DATA SEGMENT ->
— Begin —

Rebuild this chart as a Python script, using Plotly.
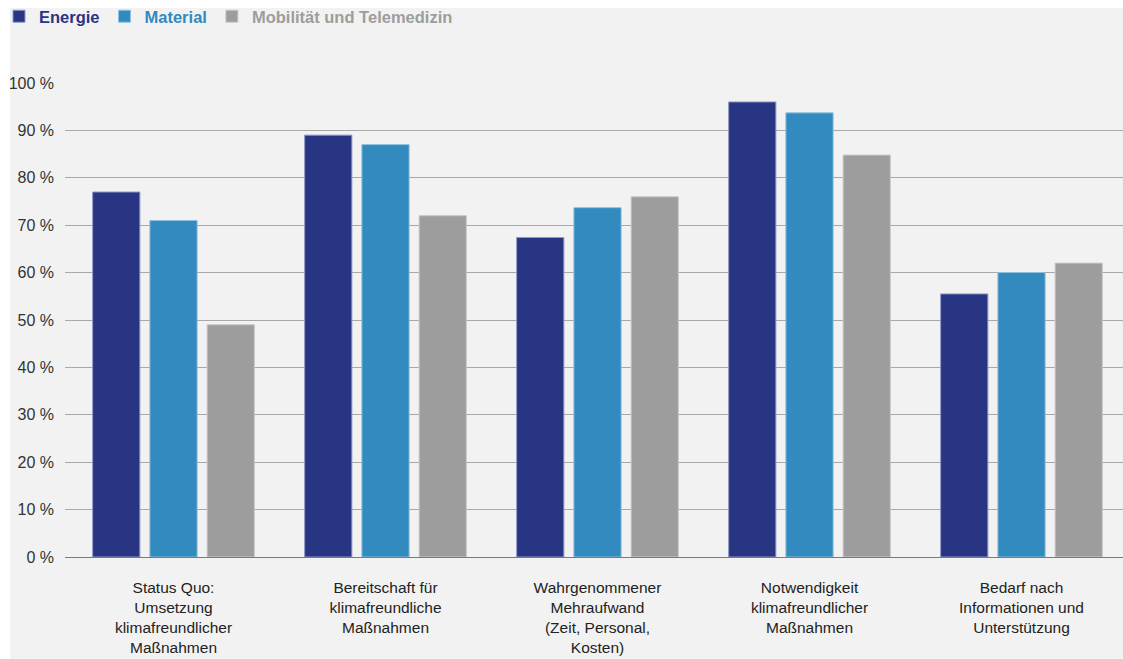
import plotly.graph_objects as go

categories = [
    "Status Quo:<br>Umsetzung<br>klimafreundlicher<br>Maßnahmen",
    "Bereitschaft für<br>klimafreundliche<br>Maßnahmen",
    "Wahrgenommener<br>Mehraufwand<br>(Zeit, Personal,<br>Kosten)",
    "Notwendigkeit<br>klimafreundlicher<br>Maßnahmen",
    "Bedarf nach<br>Informationen und<br>Unterstützung",
]
energie = [77, 89, 67.4, 96, 55.5]
material = [71, 87, 73.7, 93.7, 60]
mobilitaet = [49, 72, 76, 84.8, 62]
series_names = ["Energie", "Material", "Mobilität und Telemedizin"]
colors = ["#283583", "#328abf", "#9d9d9d"]
edge_colors = ["#8f97c4", "#8fc0e0", "#c8c8c8"]
tick_vals = [0, 10, 20, 30, 40, 50, 60, 70, 80, 90, 100]
tick_text = [f"{v} %" for v in tick_vals]

W, H = 1123, 659
ml, mr, mt, mb = 65, 0, 83, 102
pw, ph = W - ml - mr, H - mt - mb

fig = go.Figure()
for name, vals, c, ec in zip(series_names, [energie, material, mobilitaet], colors, edge_colors):
    fig.add_trace(go.Bar(
        x=categories, y=vals,
        name=f"<b><span style='color:{c}'>{name}</span></b>",
        marker=dict(color=c, line=dict(color=ec, width=1)),
    ))

def px_x(p):
    return (p - ml) / pw

def px_y(p):
    return (H - mb - p) / ph

fig.update_layout(
    width=W, height=H,
    margin=dict(l=ml, r=mr, t=mt, b=mb, autoexpand=False),
    paper_bgcolor="#f2f2f2", plot_bgcolor="#f2f2f2",
    barmode="group", bargap=0.19, bargroupgap=0.175,
    font=dict(family="Liberation Sans, Arial, sans-serif", size=16, color="#333333"),
    showlegend=True,
    legend=dict(orientation="h", x=px_x(-1), xanchor="left", y=px_y(-1), yanchor="top",
                bgcolor="rgba(0,0,0,0)", font=dict(size=16.5), traceorder="normal",
                itemwidth=30),
    xaxis=dict(showgrid=False, showline=False, ticks="", ticklabelstandoff=19,
               automargin=False, range=[-0.5118, 4.4788],
               tickfont=dict(size=15.5, color="#222222")),
    yaxis=dict(range=[0, 100], tickvals=tick_vals, ticktext=tick_text, automargin=False,
               showgrid=True, gridcolor="#a8a8a8", gridwidth=1,
               zeroline=True, zerolinecolor="#7a7a7a", zerolinewidth=1,
               showline=False, ticks="", ticklabelstandoff=10,
               tickfont=dict(size=16, color="#333333")),
    shapes=[
        dict(type="rect", xref="paper", yref="paper", x0=px_x(0), x1=px_x(W), y0=px_y(0), y1=px_y(8),
             fillcolor="white", line=dict(width=0), layer="above"),
        dict(type="rect", xref="paper", yref="paper", x0=px_x(0), x1=px_x(10), y0=px_y(0), y1=px_y(H),
             fillcolor="white", line=dict(width=0), layer="above"),
    ],
)

fig.write_html("out.html")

— End —

TASK DIRECTIONS -> With the pictures left out, restate word for word every line of the data above, from the first down to the line that contains "import plotly.graph_objects as go".

RESULT FOR THIS EXERCISE ->
Rebuild this chart as a Python script, using Plotly.
import plotly.graph_objects as go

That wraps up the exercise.